QI: The Book of General Ignorance by John Lloyd

QI: The Book of General Ignorance by John Lloyd

Author:John Lloyd [Lloyd, John]
Language: eng
Format: epub
Tags: General, Reference, Humor, Curiosities & Wonders, Questions & Answers
ISBN: 9780571273782
Publisher: Faber & Faber, Limited
Published: 2010-10-07T08:55:14+00:00


What are violin strings made from?

Violin strings are not made of catgut, and never have been.

This is a myth started by medieval Italian violin-makers who had discovered that sheep intestines made good strings for their instruments.

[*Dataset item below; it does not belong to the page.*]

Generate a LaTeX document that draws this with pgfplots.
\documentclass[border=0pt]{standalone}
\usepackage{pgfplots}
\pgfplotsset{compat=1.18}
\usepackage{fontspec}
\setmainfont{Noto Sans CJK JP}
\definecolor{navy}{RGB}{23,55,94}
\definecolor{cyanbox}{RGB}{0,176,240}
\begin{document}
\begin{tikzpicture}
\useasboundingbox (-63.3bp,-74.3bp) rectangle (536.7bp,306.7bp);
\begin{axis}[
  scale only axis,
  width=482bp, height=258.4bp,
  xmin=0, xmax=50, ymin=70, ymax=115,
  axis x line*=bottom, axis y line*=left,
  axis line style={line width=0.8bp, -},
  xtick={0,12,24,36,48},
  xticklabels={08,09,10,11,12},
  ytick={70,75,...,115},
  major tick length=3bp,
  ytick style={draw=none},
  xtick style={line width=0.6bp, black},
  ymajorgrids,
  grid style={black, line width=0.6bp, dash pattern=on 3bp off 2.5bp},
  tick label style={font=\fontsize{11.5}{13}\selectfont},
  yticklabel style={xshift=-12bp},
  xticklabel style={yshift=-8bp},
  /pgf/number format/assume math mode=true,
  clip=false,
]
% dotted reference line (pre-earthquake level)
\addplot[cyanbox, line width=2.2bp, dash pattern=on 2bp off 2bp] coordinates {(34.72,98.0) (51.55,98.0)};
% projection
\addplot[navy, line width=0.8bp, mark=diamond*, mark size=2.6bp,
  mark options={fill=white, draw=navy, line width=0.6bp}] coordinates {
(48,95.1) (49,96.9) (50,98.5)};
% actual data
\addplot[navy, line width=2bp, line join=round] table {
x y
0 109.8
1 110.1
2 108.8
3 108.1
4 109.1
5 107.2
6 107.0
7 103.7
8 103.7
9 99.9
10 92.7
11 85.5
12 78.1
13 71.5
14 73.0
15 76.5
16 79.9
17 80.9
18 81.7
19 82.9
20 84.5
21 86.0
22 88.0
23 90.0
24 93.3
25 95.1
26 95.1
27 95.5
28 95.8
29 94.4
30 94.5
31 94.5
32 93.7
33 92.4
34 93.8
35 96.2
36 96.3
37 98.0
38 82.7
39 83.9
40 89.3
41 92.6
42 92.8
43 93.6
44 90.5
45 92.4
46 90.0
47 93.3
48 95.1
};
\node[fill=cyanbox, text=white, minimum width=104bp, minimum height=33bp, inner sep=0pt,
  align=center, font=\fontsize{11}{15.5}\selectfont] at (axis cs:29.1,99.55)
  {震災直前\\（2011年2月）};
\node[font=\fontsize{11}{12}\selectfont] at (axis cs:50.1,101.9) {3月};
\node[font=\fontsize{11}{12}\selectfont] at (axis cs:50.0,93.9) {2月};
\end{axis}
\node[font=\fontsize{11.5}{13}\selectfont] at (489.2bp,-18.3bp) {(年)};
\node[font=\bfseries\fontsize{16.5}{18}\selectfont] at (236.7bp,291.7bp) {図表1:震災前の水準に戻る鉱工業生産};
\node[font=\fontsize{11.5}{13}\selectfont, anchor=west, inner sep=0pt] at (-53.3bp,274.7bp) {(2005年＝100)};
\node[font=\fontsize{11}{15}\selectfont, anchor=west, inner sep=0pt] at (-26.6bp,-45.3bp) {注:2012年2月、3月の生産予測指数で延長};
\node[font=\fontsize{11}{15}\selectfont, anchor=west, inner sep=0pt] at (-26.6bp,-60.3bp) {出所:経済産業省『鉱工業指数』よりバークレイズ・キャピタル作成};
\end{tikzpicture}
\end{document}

Killing a cat brought terribly bad luck, so they protected their invention by telling everyone else their strings were made from the intestines of cats.

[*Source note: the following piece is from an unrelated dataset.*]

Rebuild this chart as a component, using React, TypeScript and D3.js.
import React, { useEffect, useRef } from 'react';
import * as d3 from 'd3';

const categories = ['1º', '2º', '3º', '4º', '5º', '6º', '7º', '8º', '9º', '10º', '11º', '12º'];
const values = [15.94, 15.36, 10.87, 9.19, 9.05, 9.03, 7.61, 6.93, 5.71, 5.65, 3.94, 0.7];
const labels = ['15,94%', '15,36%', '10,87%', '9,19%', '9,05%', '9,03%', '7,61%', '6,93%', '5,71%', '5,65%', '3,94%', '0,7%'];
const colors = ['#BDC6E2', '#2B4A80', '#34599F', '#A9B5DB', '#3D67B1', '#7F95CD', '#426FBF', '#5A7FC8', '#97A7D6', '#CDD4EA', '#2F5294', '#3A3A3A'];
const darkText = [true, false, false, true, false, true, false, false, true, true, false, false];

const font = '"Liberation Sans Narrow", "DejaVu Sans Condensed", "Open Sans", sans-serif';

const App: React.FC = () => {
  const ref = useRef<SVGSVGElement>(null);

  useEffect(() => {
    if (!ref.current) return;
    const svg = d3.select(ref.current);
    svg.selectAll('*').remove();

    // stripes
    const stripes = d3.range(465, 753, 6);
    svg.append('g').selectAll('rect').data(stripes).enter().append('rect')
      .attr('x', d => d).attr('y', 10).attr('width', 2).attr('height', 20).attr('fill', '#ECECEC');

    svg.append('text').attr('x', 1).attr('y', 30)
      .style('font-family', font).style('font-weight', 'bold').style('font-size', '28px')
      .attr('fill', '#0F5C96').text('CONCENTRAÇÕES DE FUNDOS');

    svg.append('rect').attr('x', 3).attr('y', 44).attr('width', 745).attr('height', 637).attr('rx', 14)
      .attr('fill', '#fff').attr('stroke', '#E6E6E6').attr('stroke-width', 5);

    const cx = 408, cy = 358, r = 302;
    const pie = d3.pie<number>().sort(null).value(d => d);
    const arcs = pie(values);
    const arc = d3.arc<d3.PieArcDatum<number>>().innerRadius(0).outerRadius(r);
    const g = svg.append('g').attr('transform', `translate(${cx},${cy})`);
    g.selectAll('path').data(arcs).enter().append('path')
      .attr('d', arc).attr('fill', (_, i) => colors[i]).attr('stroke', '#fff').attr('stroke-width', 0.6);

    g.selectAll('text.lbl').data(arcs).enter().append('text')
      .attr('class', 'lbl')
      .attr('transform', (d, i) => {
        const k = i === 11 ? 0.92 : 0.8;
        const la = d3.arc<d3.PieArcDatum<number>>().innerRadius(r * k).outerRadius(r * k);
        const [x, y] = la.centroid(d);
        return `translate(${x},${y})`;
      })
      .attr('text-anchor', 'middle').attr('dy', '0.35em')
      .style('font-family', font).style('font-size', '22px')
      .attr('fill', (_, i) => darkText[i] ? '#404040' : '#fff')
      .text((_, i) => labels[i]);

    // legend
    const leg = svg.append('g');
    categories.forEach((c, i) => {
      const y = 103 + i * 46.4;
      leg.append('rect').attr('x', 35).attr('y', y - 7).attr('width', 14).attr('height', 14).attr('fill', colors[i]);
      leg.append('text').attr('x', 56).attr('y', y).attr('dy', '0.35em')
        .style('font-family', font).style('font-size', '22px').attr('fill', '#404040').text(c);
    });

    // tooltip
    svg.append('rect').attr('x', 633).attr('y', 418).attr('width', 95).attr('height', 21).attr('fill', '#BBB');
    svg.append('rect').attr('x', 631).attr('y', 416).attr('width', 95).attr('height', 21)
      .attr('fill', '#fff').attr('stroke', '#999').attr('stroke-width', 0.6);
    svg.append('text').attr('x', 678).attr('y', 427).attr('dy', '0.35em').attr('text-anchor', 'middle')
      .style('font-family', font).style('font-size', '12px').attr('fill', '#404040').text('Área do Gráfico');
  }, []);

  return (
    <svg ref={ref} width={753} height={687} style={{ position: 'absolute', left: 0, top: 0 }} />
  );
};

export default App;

The legend was that a saddle-maker called Erasmo, in the Abruzzi mountain village of Salle, near Pescara, heard the wind blowing through the strands of drying sheep’s gut one day and thought that they might make a good string for the early violin known as the renaissance fiddle.

Salle became the centre of violin string production for 600 years and Erasmo was canonised as the patron saint of string-makers.

Bad earthquakes in 1905 and 1933 brought an end to the industry in Salle itself, but two of the world’s leading string makers – D’Addario and Mari – are still run by Sallese families.

Until 1750 all violins used sheep’s-gut strings. The gut must be removed from the animal when warm, stripped of fat and waste and soaked in cold water. The best sections are then cut into ribbons and twisted and scraped until a string of the required thickness is made.

Today a combination of gut, nylon and steel are used, although most aficionados still believe that gut produces the warmest tone.

Richard Wagner circulated a terrible story to discredit Brahms, whom he loathed. He claimed Brahms had received a gift from Czech composer Antonín Dvořák of a ‘Bohemian sparrow-slaying bow’. With this he allegedly took pot-shots at passing cats from his Viennese apartment window.

Wagner went on: ‘After spearing the poor brutes, he reeled them in to his room after the manner of a trout-fisher. Then he eagerly listened to the expiring groans of his victims and carefully jotted down in his notebook their ante mortem remarks.’

Wagner had never visited Brahms or seen his apartment; there seems to be no record of such a ‘sparrow bow’ existing, let alone being sent by Dvořák.